>> begin
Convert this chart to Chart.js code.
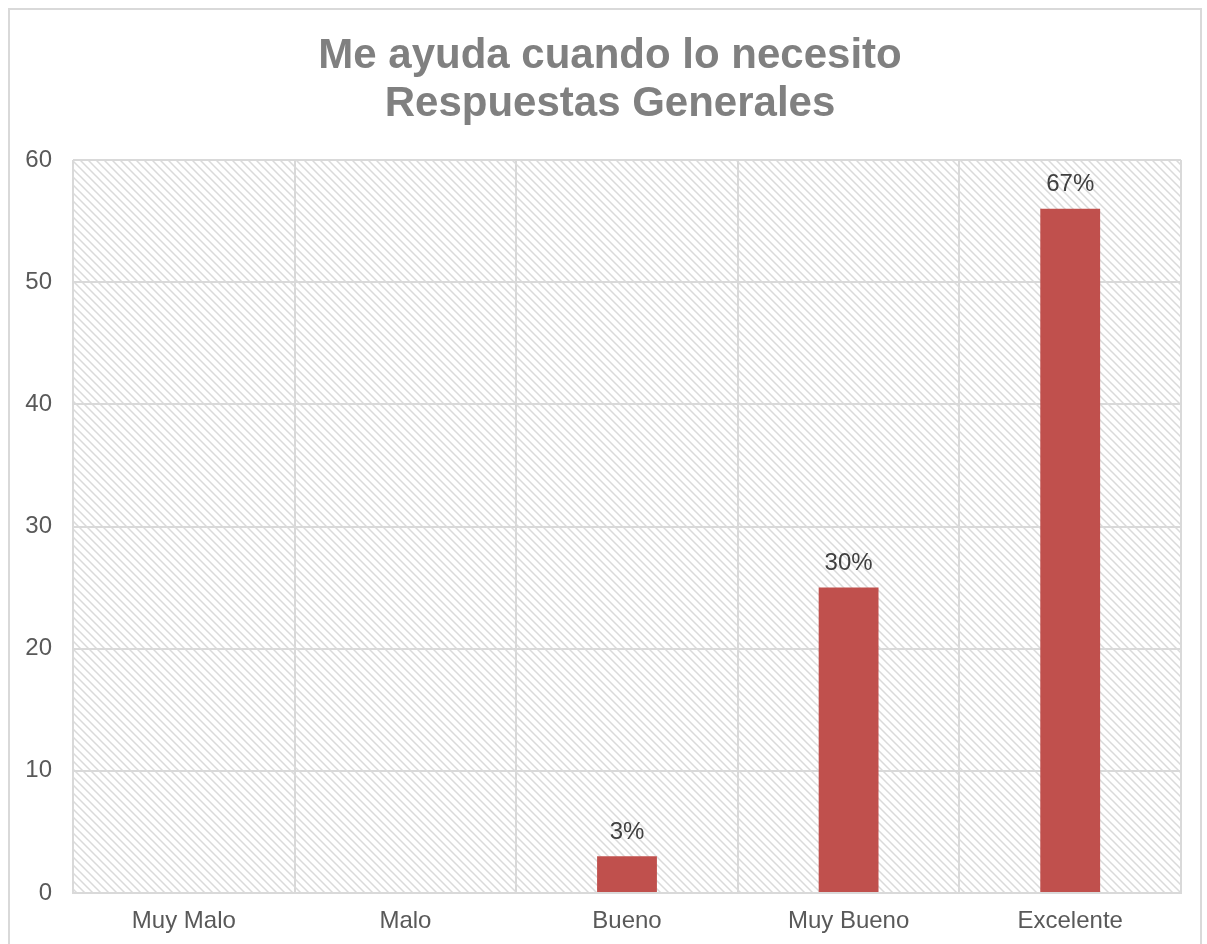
<!DOCTYPE html>
<html>
<head>
<meta charset="utf-8">
<script src="https://cdn.jsdelivr.net/npm/chart.js@4/dist/chart.umd.min.js"></script>
<style>
  body { margin: 0; overflow: hidden; background: #fff; }
  #wrap { position: relative; width: 1207px; height: 944px; }
  #frame { position: absolute; left: 8px; top: 8px; width: 1190px; height: 1000px; border: 2px solid #d9d9d9; }
  #chart1 { position: absolute; left: 0; top: 0; }
</style>
</head>
<body>
<div id="wrap">
  <div id="frame"></div>
  <canvas id="chart1" width="1207" height="944"></canvas>
</div>
<script>
// data
const categories = ['Muy Malo', 'Malo', 'Bueno', 'Muy Bueno', 'Excelente'];
const counts = [0, 0, 3, 25, 56];
const pctLabels = [null, null, '3%', '30%', '67%'];
const titleLines = ['Me ayuda cuando lo necesito', 'Respuestas Generales'];

const FONT = '"Liberation Sans", Arial, sans-serif';

// diagonal hatch used behind the plot
function makeHatch() {
  const c = document.createElement('canvas');
  c.width = 8; c.height = 8;
  const g = c.getContext('2d');
  g.fillStyle = '#ffffff';
  g.fillRect(0, 0, 8, 8);
  g.strokeStyle = '#dadada';
  g.lineWidth = 1.5;
  g.beginPath();
  g.moveTo(-2, -2); g.lineTo(10, 10);
  g.moveTo(-2, 6); g.lineTo(2, 10);
  g.moveTo(6, -2); g.lineTo(10, 2);
  g.stroke();
  return c;
}

const hatchBg = {
  id: 'hatchBg',
  beforeDraw(chart) {
    const { ctx, chartArea: a } = chart;
    ctx.save();
    ctx.fillStyle = ctx.createPattern(makeHatch(), 'repeat');
    ctx.fillRect(a.left, a.top, a.right - a.left, a.bottom - a.top);
    ctx.restore();
  }
};

// title sits a bit right of the canvas centre, so it is drawn by hand
const titleText = {
  id: 'titleText',
  afterDraw(chart) {
    const { ctx } = chart;
    ctx.save();
    ctx.font = 'bold 42px ' + FONT;
    ctx.fillStyle = '#808080';
    ctx.textAlign = 'center';
    ctx.textBaseline = 'middle';
    titleLines.forEach((t, i) => ctx.fillText(t, 610, 56 + i * 48));
    ctx.restore();
  }
};

const barLabels = {
  id: 'barLabels',
  afterDatasetsDraw(chart) {
    const { ctx } = chart;
    const meta = chart.getDatasetMeta(0);
    ctx.save();
    ctx.font = '24px ' + FONT;
    ctx.fillStyle = '#404040';
    ctx.textAlign = 'center';
    ctx.textBaseline = 'middle';
    meta.data.forEach((bar, i) => {
      if (!pctLabels[i]) return;
      ctx.fillText(pctLabels[i], bar.x, bar.y - 24);
    });
    ctx.restore();
  }
};

new Chart(document.getElementById('chart1'), {
  type: 'bar',
  data: {
    labels: categories,
    datasets: [{
      data: counts,
      backgroundColor: '#c0504d',
      borderWidth: 0,
      barPercentage: 0.3,
      categoryPercentage: 0.9,
    }],
  },
  options: {
    responsive: false,
    animation: false,
    layout: { padding: { left: 0, right: 26, top: 160, bottom: 11 } },
    plugins: {
      legend: { display: false },
      tooltip: { enabled: false },
      title: { display: false },
    },
    scales: {
      x: {
        grid: { color: '#d9d9d9', lineWidth: 2, drawTicks: false },
        border: { color: '#d9d9d9', width: 2 },
        ticks: { color: '#595959', font: { family: FONT, size: 24 }, padding: 14 },
        afterFit: s => { s.height = 40; },
      },
      y: {
        min: 0,
        max: 60,
        grid: { color: '#d9d9d9', lineWidth: 2, drawTicks: false },
        border: { display: false },
        ticks: { stepSize: 10, color: '#595959', font: { family: FONT, size: 24 }, padding: 21 },
        afterFit: s => { s.width = 73; },
      },
    },
  },
  plugins: [hatchBg, titleText, barLabels],
});
</script>
</body>
</html>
>> end
Challenge:
Copy the data exactly. Any picture it contains is to be omitted.

Written solution:
Convert this chart to Chart.js code.
<!DOCTYPE html>
<html>
<head>
<meta charset="utf-8">
<script src="https://cdn.jsdelivr.net/npm/chart.js@4/dist/chart.umd.min.js"></script>
<style>
  body { margin: 0; overflow: hidden; background: #fff; }
  #wrap { position: relative; width: 1207px; height: 944px; }
  #frame { position: absolute; left: 8px; top: 8px; width: 1190px; height: 1000px; border: 2px solid #d9d9d9; }
  #chart1 { position: absolute; left: 0; top: 0; }
</style>
</head>
<body>
<div id="wrap">
  <div id="frame"></div>
  <canvas id="chart1" width="1207" height="944"></canvas>
</div>
<script>
// data
const categories = ['Muy Malo', 'Malo', 'Bueno', 'Muy Bueno', 'Excelente'];
const counts = [0, 0, 3, 25, 56];
const pctLabels = [null, null, '3%', '30%', '67%'];
const titleLines = ['Me ayuda cuando lo necesito', 'Respuestas Generales'];

const FONT = '"Liberation Sans", Arial, sans-serif';

// diagonal hatch used behind the plot
function makeHatch() {
  const c = document.createElement('canvas');
  c.width = 8; c.height = 8;
  const g = c.getContext('2d');
  g.fillStyle = '#ffffff';
  g.fillRect(0, 0, 8, 8);
  g.strokeStyle = '#dadada';
  g.lineWidth = 1.5;
  g.beginPath();
  g.moveTo(-2, -2); g.lineTo(10, 10);
  g.moveTo(-2, 6); g.lineTo(2, 10);
  g.moveTo(6, -2); g.lineTo(10, 2);
  g.stroke();
  return c;
}

const hatchBg = {
  id: 'hatchBg',
  beforeDraw(chart) {
    const { ctx, chartArea: a } = chart;
    ctx.save();
    ctx.fillStyle = ctx.createPattern(makeHatch(), 'repeat');
    ctx.fillRect(a.left, a.top, a.right - a.left, a.bottom - a.top);
    ctx.restore();
  }
};

// title sits a bit right of the canvas centre, so it is drawn by hand
const titleText = {
  id: 'titleText',
  afterDraw(chart) {
    const { ctx } = chart;
    ctx.save();
    ctx.font = 'bold 42px ' + FONT;
    ctx.fillStyle = '#808080';
    ctx.textAlign = 'center';
    ctx.textBaseline = 'middle';
    titleLines.forEach((t, i) => ctx.fillText(t, 610, 56 + i * 48));
    ctx.restore();
  }
};

const barLabels = {
  id: 'barLabels',
  afterDatasetsDraw(chart) {
    const { ctx } = chart;
    const meta = chart.getDatasetMeta(0);
    ctx.save();
    ctx.font = '24px ' + FONT;
    ctx.fillStyle = '#404040';
    ctx.textAlign = 'center';
    ctx.textBaseline = 'middle';
    meta.data.forEach((bar, i) => {
      if (!pctLabels[i]) return;
      ctx.fillText(pctLabels[i], bar.x, bar.y - 24);
    });
    ctx.restore();
  }
};

new Chart(document.getElementById('chart1'), {
  type: 'bar',
  data: {
    labels: categories,
    datasets: [{
      data: counts,
      backgroundColor: '#c0504d',
      borderWidth: 0,
      barPercentage: 0.3,
      categoryPercentage: 0.9,
    }],
  },
  options: {
    responsive: false,
    animation: false,
    layout: { padding: { left: 0, right: 26, top: 160, bottom: 11 } },
    plugins: {
      legend: { display: false },
      tooltip: { enabled: false },
      title: { display: false },
    },
    scales: {
      x: {
        grid: { color: '#d9d9d9', lineWidth: 2, drawTicks: false },
        border: { color: '#d9d9d9', width: 2 },
        ticks: { color: '#595959', font: { family: FONT, size: 24 }, padding: 14 },
        afterFit: s => { s.height = 40; },
      },
      y: {
        min: 0,
        max: 60,
        grid: { color: '#d9d9d9', lineWidth: 2, drawTicks: false },
        border: { display: false },
        ticks: { stepSize: 10, color: '#595959', font: { family: FONT, size: 24 }, padding: 21 },
        afterFit: s => { s.width = 73; },
      },
    },
  },
  plugins: [hatchBg, titleText, barLabels],
});
</script>
</body>
</html>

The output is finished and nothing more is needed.